2. The applicant complains under Article 5 §§ 1 and 4 that his detention pending administrative removal is unlawful and arbitrary and that there is no effective procedure by which he can challenge the continuation of his detention.

3. The applicant complains that his representative is not allowed to visit him in detention and has had difficulties in passing documents to him for signature, including powers of attorney and application forms.

QUESTIONS TO THE PARTIES

1. Will there be a violation of Article 2 or 3 of the Convention in the event of the applicant ’ s removal from Russia to Syria (see L.M. and Others v. Russia , nos. 40081/14, 40088/14 and 40127/14, 15 October 2015)?

2. Did or does the applicant have effective remedies for his complaint, as required under Article 13 of the Convention? In particular, did or does he have access to a remedy which could grant appropriate relief (see Tselovalnik v. Russia , no. 28333/13 , § 64, 8 October 2015 ), and would provide independent and rigorous scrutiny and have suspensive effect (see De Souza Ribeiro v. France [GC], no. 22689/07, § 82, ECHR 2012)?
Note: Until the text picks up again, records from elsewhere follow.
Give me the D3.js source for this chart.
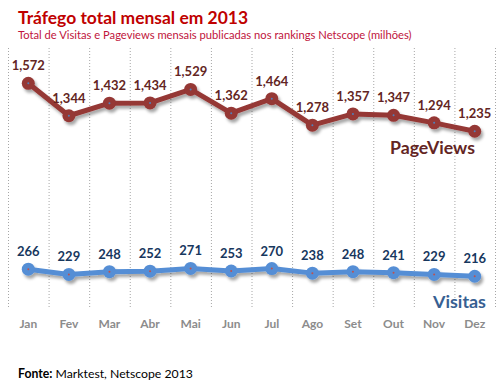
<!DOCTYPE html>
<html lang="pt">
<head>
  <meta charset="UTF-8" />
  <title>Tráfego total mensal em 2013</title>
  <script src="https://d3js.org/d3.v7.min.js"></script>
  <style>
    body { margin: 0; background: #fff; }
    svg { display: block; font-family: Lato, "Open Sans", sans-serif; }
  </style>
</head>
<body>
  <svg width="499" height="388"></svg>
  <script>
    const months = ["Jan", "Fev", "Mar", "Abr", "Mai", "Jun", "Jul", "Ago", "Set", "Out", "Nov", "Dez"];
    const pageviews = [1572, 1344, 1432, 1434, 1529, 1362, 1464, 1278, 1357, 1347, 1294, 1235];
    const visitas = [266, 229, 248, 252, 271, 253, 270, 238, 248, 241, 229, 216];

    const svg = d3.select("svg");

    const x = d3.scaleBand().domain(months).range([8, 495]);
    const y = d3.scaleLinear().domain([0, 1820]).range([307, 48]);
    const cx = d => x(d) + x.bandwidth() / 2;

    // shrink/grow a text to a wanted width
    function fit(t, w) {
      const len = t.node().getComputedTextLength();
      const fs = parseFloat(t.attr("font-size"));
      t.attr("font-size", (fs * w / len).toFixed(2));
    }

    // drop shadow under the lines
    const f = svg.append("defs").append("filter").attr("id", "shadow")
      .attr("x", "-10%").attr("y", "-50%").attr("width", "120%").attr("height", "200%");
    f.append("feDropShadow").attr("dx", 2).attr("dy", 3).attr("stdDeviation", 1.5)
      .attr("flood-color", "#000").attr("flood-opacity", 0.35);

    // dotted verticals
    svg.append("g").selectAll("line")
      .data(d3.range(months.length + 1))
      .join("line")
      .attr("x1", i => 8 + i * x.bandwidth() + 0.5)
      .attr("x2", i => 8 + i * x.bandwidth() + 0.5)
      .attr("y1", y.range()[1])
      .attr("y2", y.range()[0])
      .attr("stroke", "#a6a6a6")
      .attr("stroke-dasharray", "1,2");

    // month labels
    svg.append("g").selectAll("text")
      .data(months)
      .join("text")
      .attr("x", d => cx(d))
      .attr("y", 328)
      .attr("text-anchor", "middle")
      .attr("font-size", 12)
      .attr("font-weight", "bold")
      .attr("fill", "#8c8c8c")
      .text(d => d);

    function series(vals, color, dot, labelColor) {
      const data = months.map((m, i) => ({ m, v: vals[i] }));
      const g = svg.append("g").attr("filter", "url(#shadow)");
      g.append("path")
        .datum(data)
        .attr("fill", "none")
        .attr("stroke", color)
        .attr("stroke-width", 5)
        .attr("stroke-linejoin", "round")
        .attr("d", d3.line().x(d => cx(d.m)).y(d => y(d.v)));
      g.selectAll("circle")
        .data(data)
        .join("circle")
        .attr("cx", d => cx(d.m))
        .attr("cy", d => y(d.v))
        .attr("r", 6.5)
        .attr("fill", color);
      svg.append("g").selectAll("circle")
        .data(data)
        .join("circle")
        .attr("cx", d => cx(d.m))
        .attr("cy", d => y(d.v))
        .attr("r", 1)
        .attr("fill", dot);
      svg.append("g").selectAll("text")
        .data(data)
        .join("text")
        .attr("x", d => cx(d.m))
        .attr("y", d => y(d.v) - 13)
        .attr("text-anchor", "middle")
        .attr("font-size", 13)
        .attr("font-weight", "bold")
        .attr("fill", labelColor)
        .text(d => d3.format(",")(d.v));
    }

    series(pageviews, "#953735", "#4f81bd", "#632523");
    series(visitas, "#558ed5", "#c0504d", "#17375e");

    const pv = svg.append("text")
      .attr("x", 390).attr("y", 154)
      .attr("font-size", 17).attr("font-weight", "bold")
      .attr("fill", "#632523").text("PageViews");
    fit(pv, 85);
    const vi = svg.append("text")
      .attr("x", 433).attr("y", 308)
      .attr("font-size", 17).attr("font-weight", "bold")
      .attr("fill", "#376092").text("Visitas");
    fit(vi, 53);

    // titles
    const t1 = svg.append("text")
      .attr("x", 18).attr("y", 24)
      .attr("font-size", 19).attr("font-weight", "bold")
      .attr("fill", "#c00000").text("Tráfego total mensal em 2013");
    fit(t1, 230);
    const t2 = svg.append("text")
      .attr("x", 18).attr("y", 39)
      .attr("font-size", 11)
      .attr("fill", "#c0143c").text("Total de Visitas e Pageviews mensais publicadas nos rankings Netscope (milhões)");
    fit(t2, 394);

    const src = svg.append("text")
      .attr("x", 18).attr("y", 378)
      .attr("font-size", 11.5).attr("fill", "#000");
    src.append("tspan").attr("font-weight", "bold").text("Fonte:");
    src.append("tspan").text(" Marktest, Netscope 2013");
    fit(src, 175);
  </script>
</body>
</html>
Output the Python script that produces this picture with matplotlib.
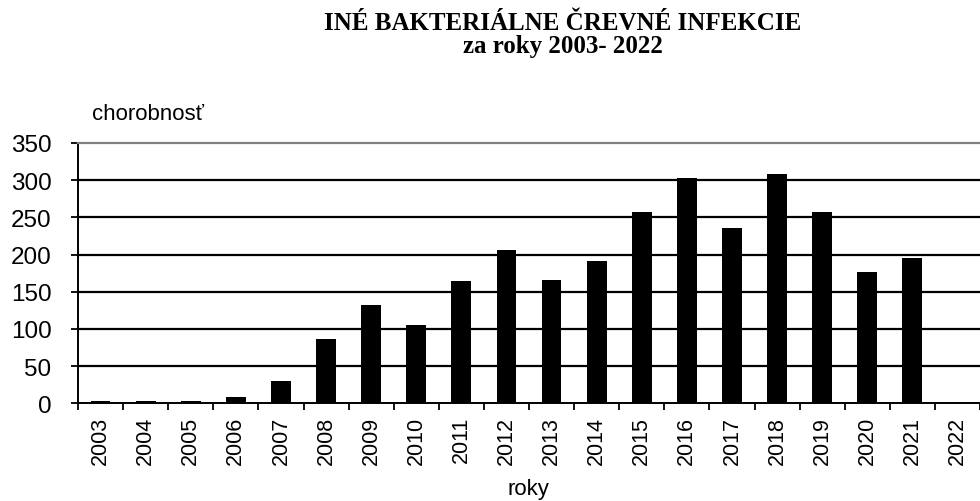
import matplotlib
matplotlib.use("Agg")
import matplotlib.pyplot as plt
import numpy as np

years = [str(y) for y in range(2003, 2023)]
values = [3.5, 3.5, 3, 9, 30, 86, 132, 105, 164, 206, 166, 191, 257, 303, 236, 308, 257, 177, 196, 0]
yticks = [0, 50, 100, 150, 200, 250, 300, 350]

W, H = 980, 502
fig = plt.figure(figsize=(W / 100, H / 100), dpi=100)
ax = fig.add_axes([78 / W, 1 - 404.3 / H, 1 - 78 / W, (404.3 - 144) / H])

x = np.arange(len(years))
ax.bar(x, values, width=0.44, color="black", zorder=3)

ax.set_xlim(-0.5, len(years) - 0.5)
ax.set_ylim(0, 350)
ax.set_yticks(yticks)
ax.set_yticklabels([str(v) for v in yticks], fontsize=17.5, family="Liberation Sans")
ax.set_xticks(x)
ax.set_xticklabels(years, rotation=90, fontsize=15.5, family="Liberation Sans")
ax.set_xticks(np.arange(-0.5, len(years), 1.0), minor=True)
ax.tick_params(axis="x", which="major", length=0, pad=9)
ax.tick_params(axis="x", which="minor", length=5, width=1.3, direction="out")
ax.tick_params(axis="y", length=5, width=1.3, direction="out", pad=14)

for v in yticks[1:-1]:
    ax.axhline(v, color="black", lw=1.6, zorder=1)

ax.spines["top"].set_color("#808080")
ax.spines["top"].set_linewidth(1.6)
ax.spines["right"].set_visible(False)
ax.spines["left"].set_linewidth(1.4)
ax.spines["bottom"].set_linewidth(1.4)
ax.spines["bottom"].set_zorder(4)

fig.text(92 / W, 1 - 120 / H, "chorobnosť", fontsize=16, family="Liberation Sans",
         ha="left", va="baseline")
fig.text(528 / W, 1 - 495 / H, "roky", fontsize=16, family="Liberation Sans",
         ha="center", va="baseline")
fig.text(563 / W, 1 - 53 / H, "INÉ BAKTERIÁLNE ČREVNÉ INFEKCIE\nza roky 2003- 2022",
         fontsize=18, family="Liberation Serif", fontweight="bold",
         ha="center", va="baseline", linespacing=1.0, multialignment="center")

fig.savefig("out.png", dpi=100)
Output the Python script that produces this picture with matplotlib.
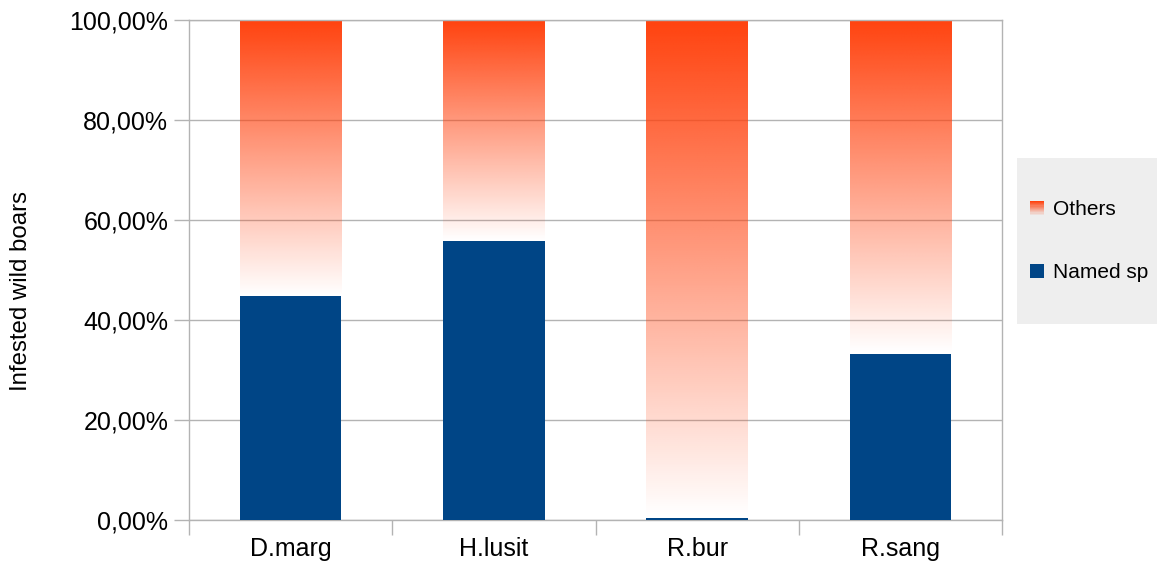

3. Has there been a violation of Article 5 § 1 of the Convention? In particular, what is the legal basis for the applicant ’ s detention? Given that the August 2015 decision did not refer to the domestic provision on which his detention was based and did not set a time-limit for his detention, was the applicant afforded adequate protection from arbitrariness (see Azimov v. Russia , no. 67474/11, § 171, 18 April 2013, and, mutatis mutandis , Nakhmanovich v. Russia , no. 55669/00, § 71, 2 March 2006)?

4. Have the absence of a periodic review of the applicant ’ s detention and the impossibility of pursuing an application for release resulted in a violation of Article 5 § 4 of the Convention (see Azimov , cited above, §§ 150-55, and Kim v. Russia , no. 44260/13, §§ 39-45, 17 July 2014) ?

5. Taking into account the inability of the applicant ’ s legal representative to visit him in the detention facility, has there been any hindrance by the State with the effective exercise of the applicant ’ s right of application, guaranteed by Article 34 of the Convention?